|Caliber:||.50 inches (12.7mm)|
|Length:||11 feet 2 inches|
|Height:||3 feet 8 inches|
|Shell:||106×607mmR (HEAT, HEP, HEAP, Canister)|
|Muzzle Velocity:||1,650 feet/second|
|Manufactured by:||Watervliet Arsenal|
|Owner:||Estrella Warbirds Museum|
The M27 recoilless rifle was a 105-mm weapon developed in the early 1950s and fielded in the Korean War. Although a recoilless rifle of this caliber had been a concept since the Second World War, the weapon was hurriedly produced with the onset of the Korean War. The speed with which it was developed and fielded resulted in problems with reliability caused by trunnions that were mounted too far to the rear.
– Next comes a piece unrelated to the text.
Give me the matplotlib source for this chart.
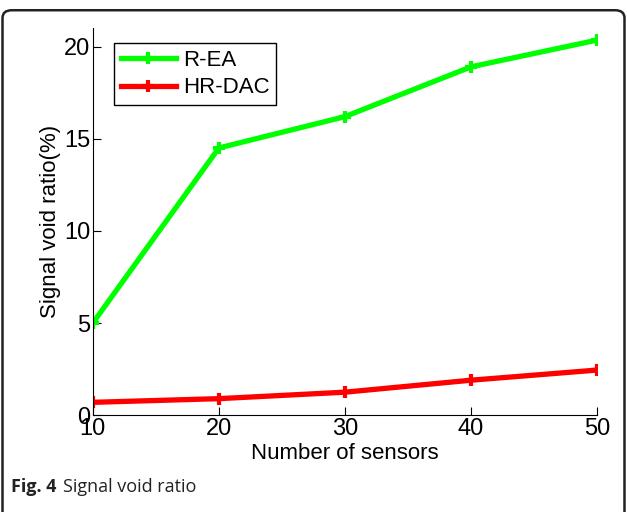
import matplotlib.pyplot as plt
from matplotlib.patches import FancyBboxPatch

sensors = [10, 20, 30, 40, 50]
r_ea = [5.0, 14.5, 16.2, 18.9, 20.35]
hr_dac = [0.7, 0.9, 1.25, 1.9, 2.45]

plt.rcParams['font.family'] = ['Liberation Sans', 'DejaVu Sans']

fig = plt.figure(figsize=(6.27, 5.12), dpi=100)
ax = fig.add_axes([0.148, 0.189, 0.804, 0.756])

ax.plot(sensors, r_ea, color='#00ff00', lw=3.8, marker='+', ms=9, mew=3, label='R-EA')
ax.plot(sensors, hr_dac, color='#ff0000', lw=3.8, marker='+', ms=9, mew=3, label='HR-DAC')

ax.set_xlim(10, 50)
ax.set_ylim(0, 21.0)
ax.set_xticks(sensors)
ax.set_yticks([0, 5, 10, 15, 20])
ax.tick_params(direction='in', labelsize=17, length=6, pad=2)
ax.spines['top'].set_visible(False)
ax.spines['right'].set_visible(False)
ax.set_xlabel('Number of sensors', fontsize=16, labelpad=2)
ax.set_ylabel('Signal void ratio(%)', fontsize=16, labelpad=2)

leg = ax.legend(loc='upper left', bbox_to_anchor=(0.02, 0.99), fontsize=16,
                fancybox=False, edgecolor='black', framealpha=1, handlelength=2.5,
                borderpad=0.3, labelspacing=0.3, handletextpad=0.3)
leg.get_frame().set_linewidth(1.0)

# outer frame of the figure panel
frame = FancyBboxPatch((0.004, -0.05), 0.992, 1.03, boxstyle='round,pad=0,rounding_size=0.015',
                       transform=fig.transFigure, fill=False, edgecolor='#222222', lw=1.8)
fig.patches.append(frame)

fig.text(0.018, 0.04, 'Fig. 4', fontsize=13, fontweight='bold', family='Open Sans', color='#222222')
fig.text(0.1, 0.04, 'Signal void ratio', fontsize=13, family='Open Sans', color='#222222')

fig.savefig('out.png', dpi=100)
The M27 was also considered too heavy by the U.S. Army and had a disappointing effective range due to the lack of a spotting rifle. Taking the M27 as the basis for a new design, the Army developed an improved version of the M27 that was type-designated the M40 106-mm recoilless rifle in 1955. Originally, along with its type-designation, it was also given the official name BAT for Battalion Anti-Tank gun, but that was soon dropped. Although unsuitable for military purposes, M27 recoilless rifles were used to trigger controlled avalanches at ski resorts and mountain passes in the United States.
The M40 primarily saw action during the Vietnam War. It was later replaced by the BGM-71 TOW anti-tank missile system.